A Note on Political Choices, and Political Lies
By Dr. Jeff Mirus | October 25, 2012
www.catholicculture.org/commentary/otc.cfm?id=1024
In the past few weeks I’ve exchanged a number of shrillish emails with those who strenuously object to my assertion that there are two moral choices in this year’s American presidential election: Vote for Romney or vote for neither of the major candidates.
Some have argued that a vote for Obama is moral because (a) the culture of life problems on which the candidates differ are now an intractable part of American society; (b) the HHS mandate doesn’t really attack religious liberty since it doesn’t force anyone to get an abortion; and (c) Obama is, on the whole, far more concerned about the common good (in the sense of the common man) than Mitt “Fat Cat” Romney. This argument is so utterly vacuous, on all three points, that I won’t dignify it with a response.

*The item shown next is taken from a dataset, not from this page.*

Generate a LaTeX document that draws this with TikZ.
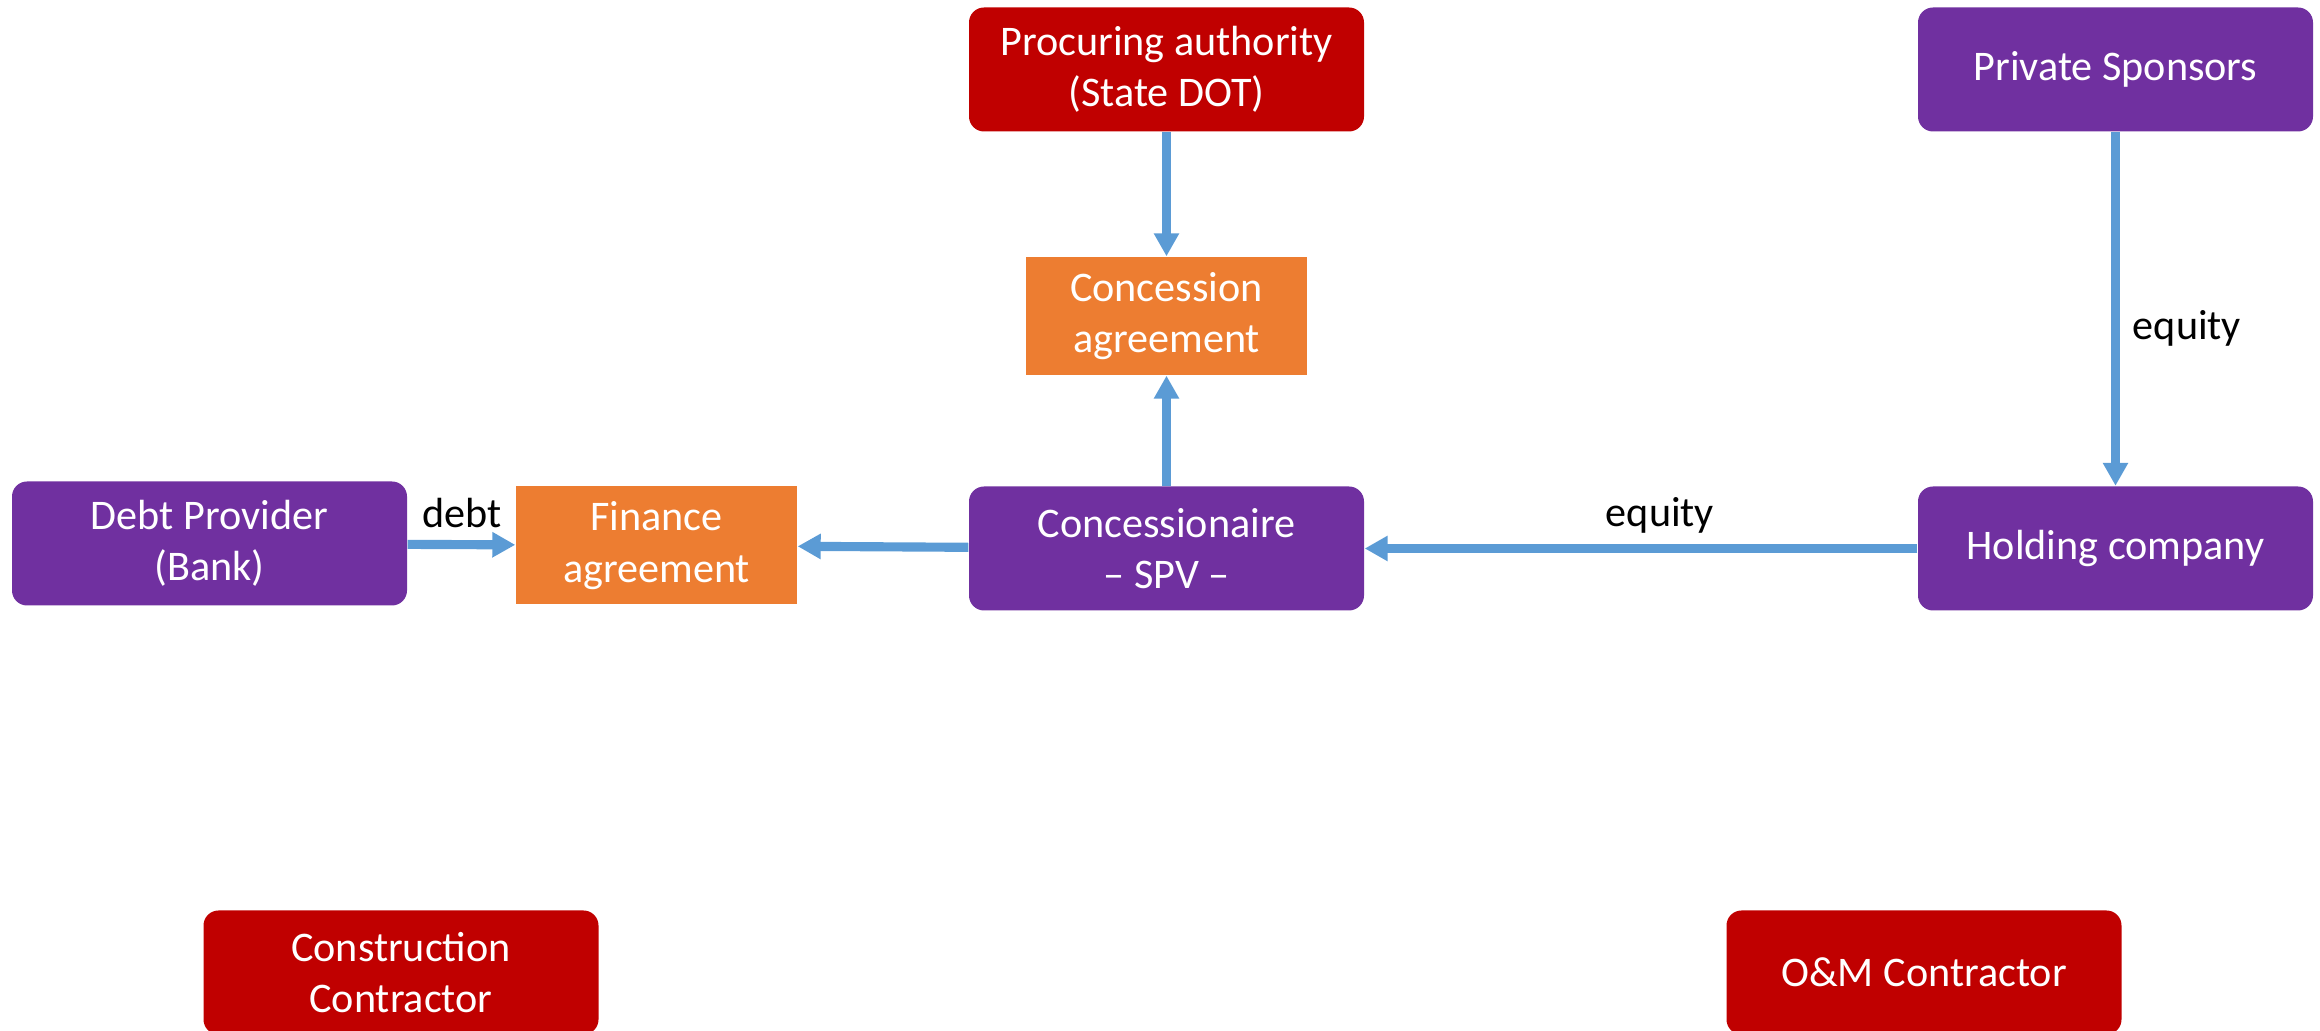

But others have argued, sometimes indicating horror and hurt at my betrayal, that voting for neither major candidate (by writing someone in or not voting at all) is morally equivalent to voting for Obama. This is not an absurd argument, but it is a false one.
It is false on the following grounds:
1.If one concludes that one cannot morally approve the positions of either candidate, one may in conscience withhold one’s vote regardless of the consequences. This is not morally equivalent to endorsing those consequences, which in any case are necessarily uncertain.
2.If one concludes that the Republican Party will not offer a vigorous pro-life program unless it is taught that it cannot win merely as the lesser of two evils, then one may morally incline toward the long-term goal of improving the Republican Party, or building the cause of a third party, rather than to the short-term goal of an immediate lesser evil.
3.If one concludes that the Republican ticket (which is apparently more pro-life and apparently more supportive of religion) really won’t make a significant effort to shift the country in the direction which these values require, then one is morally justified in paying little or no attention to “posturing”.
This last touches on the question of political honesty. For example, watching the Soviet Union from afar before it fell apart, most Americans understood that elections there were a sham, that no matter what candidates and their promoters said publicly, it made no difference because it was all lies. It is not necessary to draw this same conclusion about American politics, but it is also not necessarily wrong to do so in some areas, especially in light of the long (but admittedly not exclusive) history of pro-life campaign rhetoric followed by political inaction.
Note also that choosing to vote for neither candidate is not the same thing as voting for Obama even as a purely political calculation. This assertion assumes that removing a vote from the pool of voters is the same as casting a bad vote, when mathematically the two are quite different. It further assumes that only voters who would have otherwise voted for Romney will choose to vote for neither. This is unwarranted. In fact I have heard from some Catholics who will vote for neither candidate primarily because, while they would like to support Obama, they cannot bring themselves to do so in light of his recent stepped up attacks on the natural law and religious liberty.
In the current election, therefore, it remains morally possible to vote for Romney or vote for neither major candidate, but not to vote for Obama. And then one must ask whether the strongest argument for Romney is sufficient to break this moral tie.